AIM =>
Only the lines from the start of the data to the line containing "y_minor = [-0.1, 0.1, 0.3, 0.5, 0.7, 0.9]", both included, should be output, exactly and without pictures.

COLLECTED DATA =>
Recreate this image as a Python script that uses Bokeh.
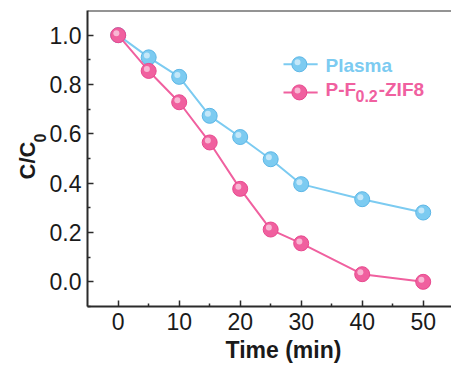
from bokeh.plotting import figure
from bokeh.models import FixedTicker, Span, Label, Range1d, NumeralTickFormatter, Title
from bokeh.embed import file_html
from bokeh.resources import INLINE

time_min = [0, 5, 10, 15, 20, 25, 30, 40, 50]
plasma = [1.0, 0.91, 0.831, 0.673, 0.587, 0.497, 0.396, 0.335, 0.281]
pf_zif8 = [1.0, 0.855, 0.728, 0.565, 0.377, 0.212, 0.156, 0.031, 0.0]
x_ticks = [0, 10, 20, 30, 40, 50]
x_minor = [5, 15, 25, 35, 45]
y_ticks = [0.0, 0.2, 0.4, 0.6, 0.8, 1.0]
y_minor = [-0.1, 0.1, 0.3, 0.5, 0.7, 0.9]

BLUE = "#7ccbf1"
BLUE_D = "#5cb6e6"
PINK = "#f0609f"
PINK_D = "#e8488e"
FONT = "Liberation Sans"
AX = "#2b2b2b"

p = figure(width=451, height=371, output_backend="svg", toolbar_location=None,
           x_range=Range1d(-5.03, 54.64), y_range=Range1d(-0.1, 1.1),
           min_border_left=87, min_border_top=10, min_border_right=0, min_border_bottom=65)
p.outline_line_color = None
p.grid.visible = False
p.background_fill_color = "white"

for ax in (p.xaxis[0], p.yaxis[0]):
    ax.axis_line_width = 2
    ax.axis_line_color = AX
    ax.major_tick_line_color = AX
    ax.minor_tick_line_color = AX
    ax.major_tick_line_width = 1.5
    ax.minor_tick_line_width = 1.5
    ax.major_tick_in = 6
    ax.major_tick_out = 0
    ax.minor_tick_in = 3
    ax.minor_tick_out = 0
    ax.major_label_text_font = FONT
    ax.major_label_text_font_size = "23px"
    ax.major_label_text_color = "#1a1a1a"

p.xaxis[0].ticker = FixedTicker(ticks=x_ticks, minor_ticks=x_minor)
p.yaxis[0].ticker = FixedTicker(ticks=y_ticks, minor_ticks=y_minor)
p.yaxis[0].formatter = NumeralTickFormatter(format="0.0")
p.xaxis[0].major_label_standoff = 6
p.yaxis[0].major_label_standoff = 6

# top frame line
p.add_layout(Span(location=1.1, dimension="width", line_color=AX, line_width=2))

def spheres(xs, ys, col, dark):
    p.line(xs, ys, line_color=col, line_width=2)
    p.scatter(xs, ys, size=15, fill_color=col, line_color=dark, line_width=1)
    hx = [x - 0.3 for x in xs]
    hy = [y + 0.008 for y in ys]
    p.scatter(hx, hy, size=6, fill_color="white", fill_alpha=0.55, line_color=None)

spheres(time_min, plasma, BLUE, BLUE_D)
spheres(time_min, pf_zif8, PINK, PINK_D)

# legend
leg_x0, leg_x1, leg_xm = 27.1, 32.7, 29.7
for yy, col, dark in ((0.882, BLUE, BLUE_D), (0.768, PINK, PINK_D)):
    p.line([leg_x0, leg_x1], [yy, yy], line_color=col, line_width=2)
    p.scatter([leg_xm], [yy], size=15, fill_color=col, line_color=dark, line_width=1)
    p.scatter([leg_xm - 0.3], [yy + 0.008], size=6, fill_color="white", fill_alpha=0.55, line_color=None)

def lab(x, y, t, size, color, **kw):
    l = Label(x=x, y=y, text=t, text_font=FONT, text_font_size=size, text_font_style="bold",
              text_color=color, **kw)
    p.add_layout(l)
    return l

lab(33.98, 0.878, "Plasma", "19px", BLUE, text_baseline="middle")
lab(33.98, 0.781, "P-F", "19px", PINK, text_baseline="middle")
lab(38.9, 0.753, "0.2", "16px", PINK, text_baseline="middle")
lab(42.7, 0.781, "-ZIF8", "19px", PINK, text_baseline="middle")

# axis titles
p.add_layout(Title(text="Time (min)", align="left", offset=138, text_font=FONT,
                   text_font_size="23px", text_font_style="bold", text_color="#1a1a1a",
                   vertical_align="bottom", standoff=5), "below")
p.add_layout(Title(text="0", align="left", offset=164, text_font=FONT,
                   text_font_size="16px", text_font_style="bold", text_color="#1a1a1a",
                   vertical_align="middle", standoff=0), "left")
p.add_layout(Title(text="C/C", align="left", offset=127, text_font=FONT,
                   text_font_size="22px", text_font_style="bold", text_color="#1a1a1a",
                   vertical_align="middle", standoff=-17), "left")

open("out.html", "w").write(file_html(p, INLINE))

SOLUTION BELOW =>
Recreate this image as a Python script that uses Bokeh.
from bokeh.plotting import figure
from bokeh.models import FixedTicker, Span, Label, Range1d, NumeralTickFormatter, Title
from bokeh.embed import file_html
from bokeh.resources import INLINE

time_min = [0, 5, 10, 15, 20, 25, 30, 40, 50]
plasma = [1.0, 0.91, 0.831, 0.673, 0.587, 0.497, 0.396, 0.335, 0.281]
pf_zif8 = [1.0, 0.855, 0.728, 0.565, 0.377, 0.212, 0.156, 0.031, 0.0]
x_ticks = [0, 10, 20, 30, 40, 50]
x_minor = [5, 15, 25, 35, 45]
y_ticks = [0.0, 0.2, 0.4, 0.6, 0.8, 1.0]
y_minor = [-0.1, 0.1, 0.3, 0.5, 0.7, 0.9]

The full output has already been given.